◆ The exercise
A verbatim copy is needed of the lines from the one containing "Rebuild this chart" down to the one containing "import plotly.graph_objects as go", inclusive. Print it with no pictures.

◆ Input
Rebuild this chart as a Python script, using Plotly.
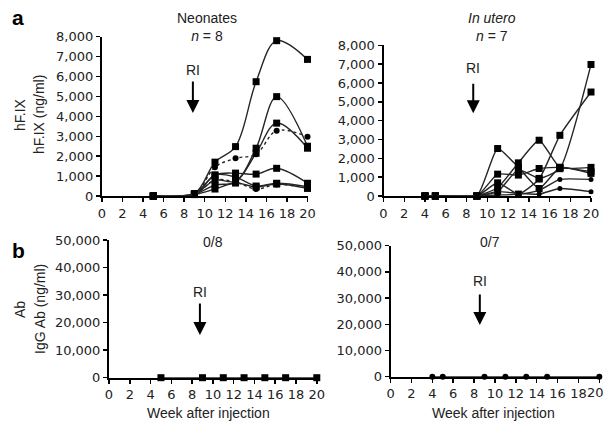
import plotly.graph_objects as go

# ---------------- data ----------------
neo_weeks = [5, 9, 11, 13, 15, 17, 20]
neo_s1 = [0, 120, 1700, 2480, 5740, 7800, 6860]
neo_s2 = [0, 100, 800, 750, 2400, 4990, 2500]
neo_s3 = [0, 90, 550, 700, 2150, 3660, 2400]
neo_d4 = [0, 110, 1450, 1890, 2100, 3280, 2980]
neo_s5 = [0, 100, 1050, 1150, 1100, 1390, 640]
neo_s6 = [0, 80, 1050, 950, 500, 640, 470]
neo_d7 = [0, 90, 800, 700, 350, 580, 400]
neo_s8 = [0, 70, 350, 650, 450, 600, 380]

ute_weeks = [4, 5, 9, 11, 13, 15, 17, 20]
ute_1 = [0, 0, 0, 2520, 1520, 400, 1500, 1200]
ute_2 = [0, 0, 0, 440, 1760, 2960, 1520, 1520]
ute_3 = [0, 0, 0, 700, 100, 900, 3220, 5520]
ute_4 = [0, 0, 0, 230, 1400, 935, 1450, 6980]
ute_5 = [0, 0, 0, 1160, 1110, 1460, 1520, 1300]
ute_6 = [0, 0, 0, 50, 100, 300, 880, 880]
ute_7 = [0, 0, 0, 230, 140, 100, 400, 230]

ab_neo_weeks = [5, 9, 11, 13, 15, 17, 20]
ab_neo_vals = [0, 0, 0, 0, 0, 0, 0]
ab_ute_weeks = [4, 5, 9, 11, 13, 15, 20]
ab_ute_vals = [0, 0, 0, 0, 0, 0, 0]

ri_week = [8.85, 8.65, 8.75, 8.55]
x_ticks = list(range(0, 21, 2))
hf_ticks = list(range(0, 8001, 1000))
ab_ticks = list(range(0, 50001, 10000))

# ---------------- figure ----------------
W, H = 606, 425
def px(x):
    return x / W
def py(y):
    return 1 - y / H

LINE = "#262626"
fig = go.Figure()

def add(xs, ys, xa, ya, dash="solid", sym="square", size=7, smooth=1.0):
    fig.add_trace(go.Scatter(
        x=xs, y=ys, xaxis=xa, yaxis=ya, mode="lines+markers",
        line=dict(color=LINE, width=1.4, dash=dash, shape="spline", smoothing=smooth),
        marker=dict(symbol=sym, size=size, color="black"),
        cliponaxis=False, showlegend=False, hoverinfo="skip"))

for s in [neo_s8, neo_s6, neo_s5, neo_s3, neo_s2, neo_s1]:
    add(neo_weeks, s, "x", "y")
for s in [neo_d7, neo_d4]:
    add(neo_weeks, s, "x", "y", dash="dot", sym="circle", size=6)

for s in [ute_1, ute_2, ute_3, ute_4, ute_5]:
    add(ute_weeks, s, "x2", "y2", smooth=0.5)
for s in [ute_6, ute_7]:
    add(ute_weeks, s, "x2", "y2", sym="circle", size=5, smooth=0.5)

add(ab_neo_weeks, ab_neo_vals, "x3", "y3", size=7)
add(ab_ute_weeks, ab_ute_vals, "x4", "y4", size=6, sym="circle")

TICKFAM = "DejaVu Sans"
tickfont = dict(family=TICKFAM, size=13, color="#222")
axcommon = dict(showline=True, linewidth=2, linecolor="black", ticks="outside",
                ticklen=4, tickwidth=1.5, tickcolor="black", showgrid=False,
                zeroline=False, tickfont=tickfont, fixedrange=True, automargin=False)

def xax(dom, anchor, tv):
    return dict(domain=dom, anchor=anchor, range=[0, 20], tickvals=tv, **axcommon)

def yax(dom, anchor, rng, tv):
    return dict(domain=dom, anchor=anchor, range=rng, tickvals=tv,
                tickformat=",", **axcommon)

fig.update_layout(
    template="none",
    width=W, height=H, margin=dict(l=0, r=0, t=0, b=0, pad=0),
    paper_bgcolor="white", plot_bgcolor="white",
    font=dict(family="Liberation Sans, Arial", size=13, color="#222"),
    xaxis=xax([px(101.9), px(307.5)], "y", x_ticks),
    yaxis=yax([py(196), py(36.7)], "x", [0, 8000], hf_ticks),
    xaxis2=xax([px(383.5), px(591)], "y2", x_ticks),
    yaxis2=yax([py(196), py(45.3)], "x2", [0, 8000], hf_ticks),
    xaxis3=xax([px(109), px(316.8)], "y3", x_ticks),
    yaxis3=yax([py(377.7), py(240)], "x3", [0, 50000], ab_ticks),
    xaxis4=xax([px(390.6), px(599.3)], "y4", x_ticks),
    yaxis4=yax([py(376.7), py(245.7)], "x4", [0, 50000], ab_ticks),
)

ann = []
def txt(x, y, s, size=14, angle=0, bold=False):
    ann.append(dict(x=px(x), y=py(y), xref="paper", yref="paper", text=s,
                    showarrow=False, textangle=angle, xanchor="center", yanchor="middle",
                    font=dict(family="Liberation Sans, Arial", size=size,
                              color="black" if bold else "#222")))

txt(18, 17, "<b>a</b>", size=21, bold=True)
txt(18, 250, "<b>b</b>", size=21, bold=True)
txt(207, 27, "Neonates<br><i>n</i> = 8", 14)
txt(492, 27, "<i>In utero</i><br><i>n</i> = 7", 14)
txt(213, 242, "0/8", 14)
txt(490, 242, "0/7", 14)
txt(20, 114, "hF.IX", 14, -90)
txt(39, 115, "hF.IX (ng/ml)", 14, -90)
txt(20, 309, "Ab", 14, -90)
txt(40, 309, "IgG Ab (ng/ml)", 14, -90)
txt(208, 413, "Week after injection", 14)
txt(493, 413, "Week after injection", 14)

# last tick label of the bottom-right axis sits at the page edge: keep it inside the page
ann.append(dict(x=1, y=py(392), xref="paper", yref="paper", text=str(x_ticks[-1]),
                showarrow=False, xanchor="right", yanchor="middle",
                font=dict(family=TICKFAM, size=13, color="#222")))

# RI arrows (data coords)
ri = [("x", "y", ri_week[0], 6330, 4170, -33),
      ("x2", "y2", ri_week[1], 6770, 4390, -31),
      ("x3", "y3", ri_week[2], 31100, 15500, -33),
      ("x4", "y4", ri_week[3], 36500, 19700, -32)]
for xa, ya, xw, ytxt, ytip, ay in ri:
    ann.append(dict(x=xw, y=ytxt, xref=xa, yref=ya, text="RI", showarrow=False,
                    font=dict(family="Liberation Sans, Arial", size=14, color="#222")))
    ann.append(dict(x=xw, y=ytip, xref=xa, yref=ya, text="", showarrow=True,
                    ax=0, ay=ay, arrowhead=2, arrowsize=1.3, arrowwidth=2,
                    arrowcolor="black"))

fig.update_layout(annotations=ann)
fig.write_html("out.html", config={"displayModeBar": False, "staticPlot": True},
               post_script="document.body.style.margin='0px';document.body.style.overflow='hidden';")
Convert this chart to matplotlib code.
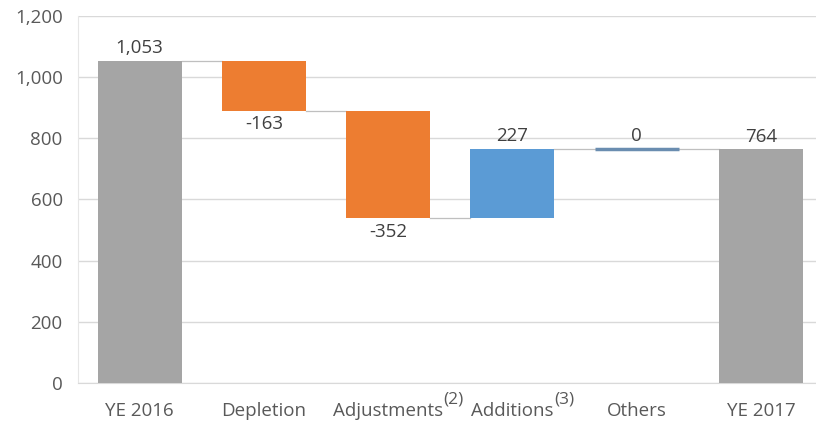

---

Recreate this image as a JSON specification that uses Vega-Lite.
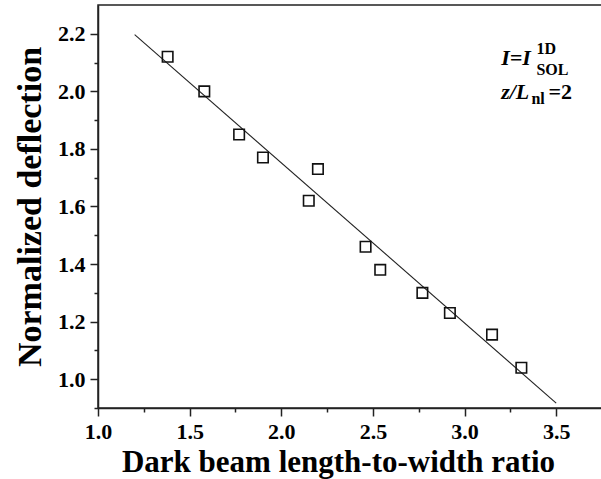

◆ Exercise solution
Rebuild this chart as a Python script, using Plotly.
import plotly.graph_objects as go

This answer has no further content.